The Boston Finance Group was formed at the end of the 19th century as an investors’ organization. It played an active role in foreign trade and aided the economic expansion of America’s monopolies through the gigantic United Fruit Company trust, which took over the economies of a number of Latin American countries. Included in the group are commercial banks, insurance companies, and investment banks and companies, whose total assets in 1967 amounted to more than $25 billion. Leading the group is the First National Bank of Boston, which in 1968 had assets of $3.8 billion and holds 17th place among the nation’s 50 largest commercial banks. Other members are the John Hancock Mutual Life Insurance Company, with assets of $9.3 billion, and a group of investment companies headed by Vance and Sanders, with assets of more than $3.8 billion.

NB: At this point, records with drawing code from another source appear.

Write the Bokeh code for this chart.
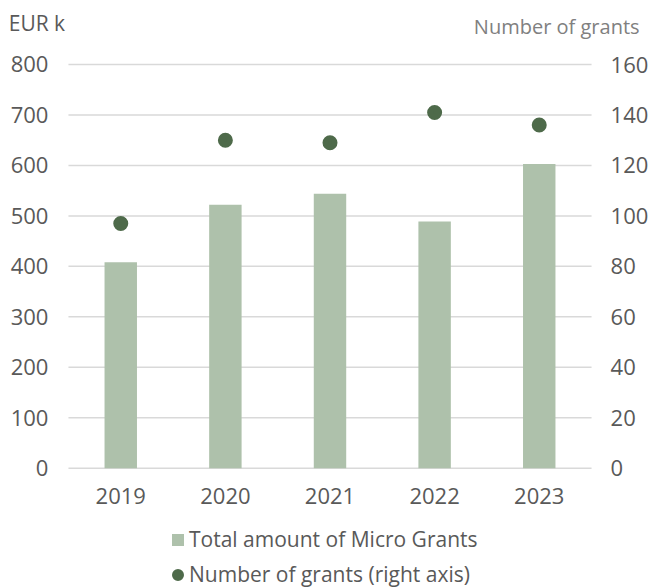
from bokeh.plotting import figure
from bokeh.models import (Range1d, LinearAxis, Legend, LegendItem, Label, FactorRange)
from bokeh.embed import file_html
from bokeh.resources import INLINE

years = ["2019", "2020", "2021", "2022", "2023"]
amounts = [408, 522, 544, 489, 603]      # EUR k, left axis
grants = [97, 130, 129, 141, 136]        # number of grants, right axis
left_ticks = [0, 100, 200, 300, 400, 500, 600, 700, 800]
right_ticks = [0, 20, 40, 60, 80, 100, 120, 140, 160]

FONT = "Open Sans"
TXT = "#595959"
BAR = "#aec1ab"
DOT = "#4e6a4a"

# the frame covers the whole canvas so that titles and legend can sit inside it
PAD = 0.573                               # category widths of empty room left/right
x_range = FactorRange(*years, range_padding=PAD, range_padding_units="absolute")
y_left = Range1d(-238.4, 926.8)           # 0..800 spans the plot area
y_right = Range1d(-47.68, 185.37)         # 0..160 spans the plot area

p = figure(width=651, height=588, x_range=x_range, y_range=y_left,
           output_backend="svg", toolbar_location=None,
           min_border_left=8, min_border_right=0, min_border_top=0,
           min_border_bottom=0, x_axis_location="below", y_axis_location="left")
p.outline_line_color = None
p.xgrid.grid_line_color = None
p.ygrid.grid_line_color = None
p.extra_y_ranges = {"right": y_right}

n = len(years)
# horizontal gridlines at the left-axis ticks, across the plot area only
p.segment(x0=[0] * len(left_ticks), x1=[n] * len(left_ticks),
          y0=left_ticks, y1=left_ticks, line_color="#d9d9d9", line_width=1.5)

bars = p.vbar(x=years, top=amounts, width=0.31, fill_color=BAR, line_color=None)
dots = p.scatter(x=years, y=grants, y_range_name="right", marker="circle",
                 size=9, fill_color=DOT, line_color=DOT, line_width=6)


def style(ax, standoff):
    ax.axis_line_color = None
    ax.major_tick_line_color = None
    ax.minor_tick_line_color = None
    ax.major_tick_out = 0
    ax.major_tick_in = 0
    ax.minor_tick_out = 0
    ax.minor_tick_in = 0
    ax.major_label_standoff = standoff
    ax.major_label_text_font = FONT
    ax.major_label_text_font_size = "22px"
    ax.major_label_text_color = TXT


# left axis
ya = p.yaxis[0]
ya.fixed_location = 0
ya.ticker = left_ticks
style(ya, 20)

# right axis
raxis = LinearAxis(y_range_name="right", ticker=right_ticks, fixed_location=n)
style(raxis, 19)
p.add_layout(raxis, "right")

# category axis
xa = p.xaxis[0]
xa.fixed_location = 0
style(xa, 20)

# axis titles
p.add_layout(Label(x=-0.571, y=883, text="EUR k", text_align="left",
                   text_baseline="alphabetic", text_font=FONT,
                   text_font_size="21px", text_color=TXT))
p.add_layout(Label(x=5.459, y=874.5, text="Number of grants",
                   text_align="right", text_baseline="alphabetic", text_font=FONT,
                   text_font_size="20px", text_color="#808080"))

legend = Legend(items=[LegendItem(label="Total amount of Micro Grants", renderers=[bars]),
                       LegendItem(label="Number of grants (right axis)", renderers=[dots])],
                location=(162, 0), orientation="vertical",
                glyph_width=15, glyph_height=15, label_standoff=4,
                spacing=7, padding=0, margin=0,
                border_line_color=None, background_fill_alpha=0,
                label_text_font=FONT, label_text_font_size="21px",
                label_text_color=TXT)
p.add_layout(legend, "center")

open("out.html", "w").write(file_html(p, INLINE))
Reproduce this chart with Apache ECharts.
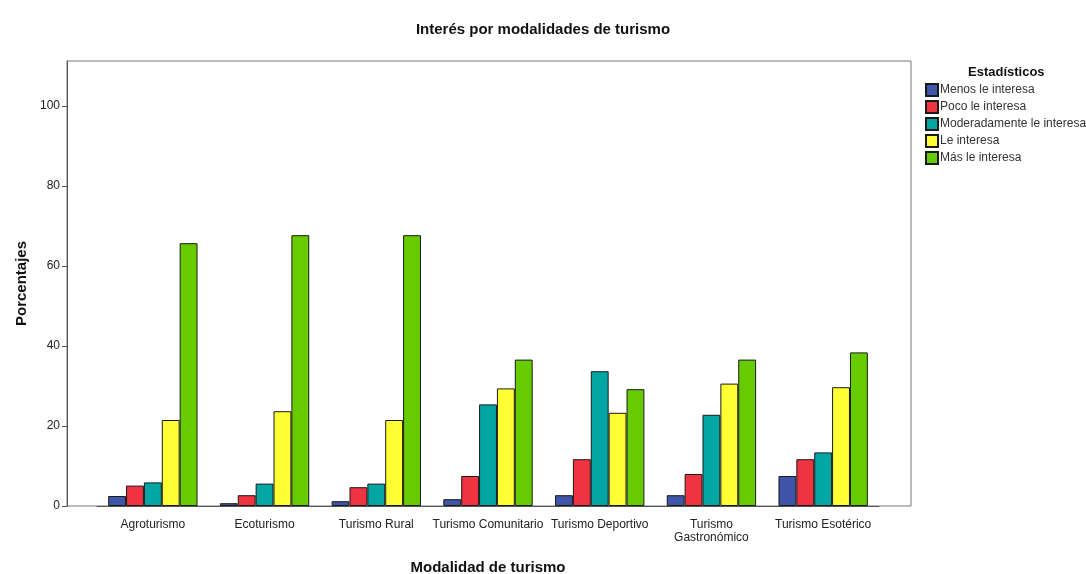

The Boston Finance Group controls in a major way the textile industry and the production of equipment for light industry in New England and Massachusetts. The capital and interests of these Boston financiers are also involved in such gigantic corporations as American Telephone and Telegraph and United States Steel, which are dominated by New York financial groups. Through its affiliates and subsidiaries the Boston group is involved in the expansion of the American economy into Canada and the countries of Europe and Latin America.
The Boston Finance Group is a major east coast coalition of monopoly capital which controlled commercial establishments whose assets totaled $32 billion in 1969. Until World War II (1939–45) it was one of the most important financial groups, but in the postwar years it was pushed into the background and lost its former position. During the 1960’s the group showed a tendency to strengthen its role because of the rapid growth of New England’s defense and electronics industries, which it controls.